Re: Proposal: Conflict log history table for Logical Replication

On Tue, Dec 2, 2025 at 12:06 PM Dilip Kumar <dilipbalaut(at)gmail(dot)com> wrote:
>
> On Tue, Dec 2, 2025 at 11:38 AM Amit Kapila <amit(dot)kapila16(at)gmail(dot)com> wrote:
> >
> > On Mon, Dec 1, 2025 at 10:11 AM Dilip Kumar <dilipbalaut(at)gmail(dot)com> wrote:
> > >
> > > The specific scenario we are discussing is when a single row from the
> > > publisher attempts to apply an operation that causes a conflict across
> > > multiple unique keys, with each of those unique key violations
> > > conflicting with a different local row on the subscriber, is very
> > > rare. IMHO this low-frequency scenario does not justify
> > > overcomplicating the design with an array field or a multi-level
> > > table.
> > >
> >
> > I did some analysis and search on the internet to answer your
> > following two questions.
> >
> > > Consider the infrequency of the root causes:
> > > - How often does a table have more than 3 to 4 unique keys?
> >
> > It is extremely common—in fact, it is considered the industry "best
> > practice" for modern database design.
> >
> > One can find this pattern in almost every enterprise system (e.g.
> > banking apps, CRMs).
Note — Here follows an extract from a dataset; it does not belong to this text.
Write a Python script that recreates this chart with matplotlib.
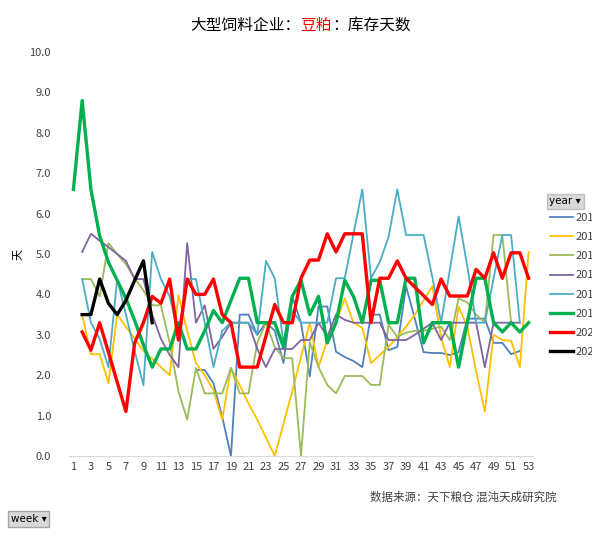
import matplotlib
matplotlib.use("Agg")
import matplotlib.pyplot as plt
import numpy as np

plt.rcParams['font.family'] = ['Noto Sans CJK SC', 'DejaVu Sans']

# weekly inventory days, one list per year (None = no data)
weeks = list(range(1, 54))
years = ["2014", "2015", "2016", "2017", "2018", "2019", "2020", "2021"]

y2014 = [None] * 14 + [2.13, 2.13, 1.8, 0.97, 0.0, 3.5, 3.5, 3.0, 3.3, 3.1,
                       2.3, 3.95, 3.3, 1.97, 3.7, 3.7, 2.58, 2.45, 2.35, 2.2,
                       3.5, 3.5, 2.62, 2.7, 4.2, 3.4, 2.57, 2.55, 2.55, 2.5,
                       2.57, 3.4, 3.4, 3.4, 2.8, 2.8, 2.52, 2.6, None]
y2015 = [None, 3.5, 2.52, 2.52, 1.8, 3.5, 3.2, 2.9, 2.6, 2.4,
         2.2, 2.0, 3.98, 3.1, 2.3, 2.0, 1.63, 0.9, 2.18, 1.75,
         1.3, 0.9, 0.45, 0.0, 0.8, 1.6, 2.45, 3.3, 2.2, 2.87,
         3.3, 3.9, 3.3, 3.17, 2.3, 2.5, 2.7, 2.95, 3.2, 3.5,
         3.85, 4.2, 2.95, 2.2, 3.7, 3.2, 2.1, 1.1, 3.0, 2.87,
         2.85, 2.2, 5.05]
y2016 = [None, 4.38, 4.38, 3.95, 5.27, 5.0, 4.75, 4.4, 4.1, 3.73,
         3.73, 2.8, 1.6, 0.9, 2.18, 1.55, 1.55, 1.55, 2.18, 1.55,
         1.55, 2.8, 3.3, 2.7, 2.42, 2.42, 0.0, 2.82, 2.2, 1.76,
         1.55, 1.98, 1.98, 1.98, 1.76, 1.76, 3.25, 2.95, 3.05, 3.1,
         3.1, 3.15, 3.2, 2.87, 3.9, 3.8, 3.5, 3.3, 5.47, 5.47,
         3.3, None, None]
y2017 = [None, 5.05, 5.5, 5.33, 5.17, 5.0, 4.83, 4.38, 4.38, 3.5,
         2.9, 2.5, 2.2, 5.27, 3.3, 3.73, 2.65, 2.95, 3.3, 3.3,
         3.3, 2.65, 2.2, 2.65, 2.65, 2.65, 2.87, 2.87, 3.3, 2.95,
         3.5, 3.37, 3.3, 3.3, 3.3, 3.3, 2.87, 2.87, 2.87, 3.0,
         3.15, 3.3, 2.87, 3.3, 3.3, 3.3, 3.3, 2.2, 3.3, 3.3,
         3.3, 3.3, None]
y2018 = [None, 4.38, 3.3, 2.9, 2.2, 4.38, 3.5, 2.6, 1.75, 5.05,
         4.38, 3.95, 3.0, 4.38, 4.38, 3.3, 2.2, 3.1, 3.3, 3.3,
         3.3, 3.0, 4.83, 4.4, 2.8, 3.6, 3.3, 3.3, 3.3, 3.3,
         4.4, 4.4, 5.5, 6.6, 4.4, 4.8, 5.42, 6.6, 5.47, 5.47,
         5.47, 4.43, 3.3, 4.6, 5.93, 4.7, 3.3, 3.3, 4.4, 5.47,
         5.47, 3.3, None]
y2019 = [6.6, 8.8, 6.6, 5.45, 4.8, 4.35, 3.9, 3.35, 2.75, 2.2,
         2.65, 2.65, 3.3, 2.65, 2.65, 3.1, 3.6, 3.3, 3.85, 4.4,
         4.4, 3.3, 3.3, 3.3, 2.7, 3.95, 4.35, 3.5, 3.95, 2.8,
         3.3, 4.35, 3.95, 3.3, 4.35, 4.35, 3.3, 3.3, 4.4, 4.4,
         2.8, 3.3, 3.3, 3.3, 2.2, 3.3, 4.4, 4.4, 3.3, 3.07,
         3.3, 3.07, 3.3]
y2020 = [None, 3.07, 2.62, 3.3, 2.57, 1.83, 1.1, 2.8, 3.3, 3.95,
         3.78, 4.38, 2.87, 4.38, 4.0, 4.0, 4.38, 3.5, 3.3, 2.2,
         2.2, 2.2, 2.97, 3.75, 3.3, 3.3, 4.4, 4.85, 4.85, 5.5,
         5.05, 5.5, 5.5, 5.5, 3.3, 4.4, 4.4, 4.83, 4.4, 4.18,
         3.97, 3.75, 4.38, 3.96, 3.96, 3.96, 4.62, 4.4, 5.03, 4.4,
         5.03, 5.03, 4.4]
y2021 = [None, 3.5, 3.5, 4.38, 3.78, 3.5, 3.85, 4.35, 4.83, 3.3] + [None] * 43

series = [y2014, y2015, y2016, y2017, y2018, y2019, y2020, y2021]
colors = ["#4F81BD", "#FFC000", "#9BBB59", "#8064A2", "#4BACC6", "#00B050", "#FF0000", "#000000"]
widths = [1.3, 1.3, 1.3, 1.3, 1.3, 2.4, 2.4, 2.4]

fig = plt.figure(figsize=(5.92, 5.40), dpi=100)
ax = fig.add_axes([0.1166, 0.1556, 0.7837, 0.748])

handles = []
for vals, c, lw, yr in zip(series, colors, widths, years):
    arr = np.array([np.nan if v is None else v for v in vals], dtype=float)
    ln, = ax.plot(weeks, arr, color=c, linewidth=lw, label=yr)
    handles.append(ln)

ax.set_xlim(0.5, 53.5)
ax.set_ylim(0, 10)
ax.set_xticks(weeks[::2])
ax.set_xticklabels([str(w) for w in weeks[::2]], fontsize=8, color="#404040")
ax.set_yticks(np.arange(0, 11, 1))
ax.set_yticklabels(["%.1f" % v for v in np.arange(0, 11, 1)], fontsize=8, color="#404040")
ax.tick_params(axis="both", length=0)
ax.tick_params(axis="y", pad=13)
ax.tick_params(axis="x", pad=4)
for s in ["left", "right", "top"]:
    ax.spines[s].set_visible(False)
ax.spines["bottom"].set_color("#D9D9D9")
ax.set_ylabel("天", fontsize=8, labelpad=4)

# title with red middle part
t1 = fig.text(0.321, 0.953, "大型饲料企业：", fontsize=11.3, va="center", ha="left")
t2 = ax.annotate("豆粕", xy=(1, 0), xycoords=t1, va="bottom", ha="left",
                 fontsize=11.3, color="red", annotation_clip=False)
ax.annotate("：库存天数", xy=(1, 0), xycoords=t2, va="bottom", ha="left",
            fontsize=11.3, annotation_clip=False)

# legend, cut at the right edge like the source
leg = ax.legend(handles=handles, loc="upper left", bbox_to_anchor=(0.929, 0.606),
                bbox_transform=fig.transFigure, frameon=False, fontsize=8,
                handlelength=2.1, handletextpad=0.2, labelspacing=0.83,
                borderpad=0, borderaxespad=0)
for txt in leg.get_texts():
    txt.set_color("#404040")

fig.text(0.928, 0.627, "year ▾", fontsize=7.5, va="center", ha="left",
         family=["DejaVu Sans"],
         bbox=dict(boxstyle="square,pad=0.25", facecolor="#D9D9D9", edgecolor="#BFBFBF"))
fig.text(0.018, 0.039, "week ▾", fontsize=7.5, va="center", ha="left",
         family=["DejaVu Sans"],
         bbox=dict(boxstyle="square,pad=0.25", facecolor="#D9D9D9", edgecolor="#A6A6A6"))

fig.text(0.941, 0.079, "数据来源：天下粮仓 混沌天成研究院", fontsize=8.3,
         ha="right", va="center", color="#404040")

fig.savefig("out.png", dpi=100)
It relies on distinguishing between Technical
> > Identity (for the database) and Business Identity (for the real
> > world).
> >
> > 1. The Design Pattern: Surrogate vs. Natural Keys
> > Primary Key (Surrogate Key): Usually a meaningless number (e.g.,
> > 10452) or a UUID. It is used strictly for the database to join tables
> > efficiently. It never changes.
> > Unique Key (Natural Key): A real-world value (e.g., john(at)email(dot)com or
> > SSN-123). This is how humans or external systems identify the row. It
> > can change (e.g., someone updates their email).
> >
> > 2. Common Real-World Use Cases
> > A. User Management (The most classic example)
> > Primary Key: user_id (Integer). Used for foreign keys in the ORDERS table.
> > Unique Key 1: email (Varchar). Prevents two people from registering
> > with the same email.
> > Unique Key 2: username (Varchar). Ensures unique display names.
> > Why? If a user changes their email address, you only update one field
> > in one table. If you used email as the Primary Key, you would have to
> > update millions of rows in the ORDERS table that reference that email.
> >
> > B. Inventory / E-Commerce
> > Primary Key: product_id (Integer). Used internally by the code.
> > Unique Key: SKU (Stock Keeping Unit) or Barcode (EAN/UPC).
> > Why? Companies often re-organize their SKU formats. If the SKU was the
> > Primary Key, a format change would require a massive database
> > migration.
> >
> > C. Government / HR Systems
> > Primary Key: employee_id (Integer).
> > Unique Key: National_ID (SSN, Aadhaar, Passport Number).
> > Why? Privacy and security. You do not want to expose a National ID in
> > every URL or API call (e.g., api/employee/552 is safer than
> > api/employee/SSN-123).
> >
> > > - How frequently would each of these keys conflict with a unique row
> > > on the subscriber side?
> > >
> >
> > It can occur with medium-to-high probability in following cases. (a)
> > In Bi-Directional replication systems; for example, If two users
> > create the same "User Profile" on two different servers at the same
> > time, the row will conflict on every unique field (ID, Email, SSN)
> > simultaneously. (b) The chances of bloat are high, on retrying to fix
> > the error as mentioned by Shveta. Say, if Ops team fixes errors by
> > just "trying again" without checking the full row, you will hit the ID
> > error, fix it, then immediately hit the Email error. (c) The chances
> > are medium during initial data-load; If a user is loading data from a
> > legacy system with "dirty" data, rows often violate multiple rules
> > (e.g., a duplicate user with both a reused ID and a reused Email).
> >
> > > If resolving this occasional, synthetic conflict requires inserting
> > > two or three rows instead of a single one, this is an acceptable
> > > trade-off considering how rare it can occur.
> > >
> >
> > As per above analysis and the re-try point Shveta raises, I don't
> > think we can ignore the possibility of data-bloat especially for this
> > multiple_unique_key conflict. We can consider logging multiple local
> > conflicting rows as JSON Array.
>
> Okay, I will try to make multiple local rows as JSON Array in the next version.
>
Just to clarify so that we are on the same page, along with the local
tuple the other local fields like local_xid, local_commit_ts,
local_origin will also be converted into the array. Hope that makes
sense?

So we will change the table like this, not sure if this makes sense to
keep all local array fields nearby in the table, or let it be near the
respective remote field, like we are doing now remote_xid and local
xid together etc.

Column | Type | Collation | Nullable | Default
-------------------+--------------------------+-----------+----------+---------
relid | oid | | |
schemaname | text | | |
relname | text | | |
conflict_type | text | | |
local_xid | xid[] | | |
remote_xid | xid | | |
remote_commit_lsn | pg_lsn | | |
local_commit_ts | timestamp with time zone[] | | |
remote_commit_ts | timestamp with time zone | | |
local_origin | text[] | | |
remote_origin | text | | |
key_tuple | json | | |
local_tuple | json[] | | |
remote_tuple | json | | |

--
Regards,
Dilip Kumar
Google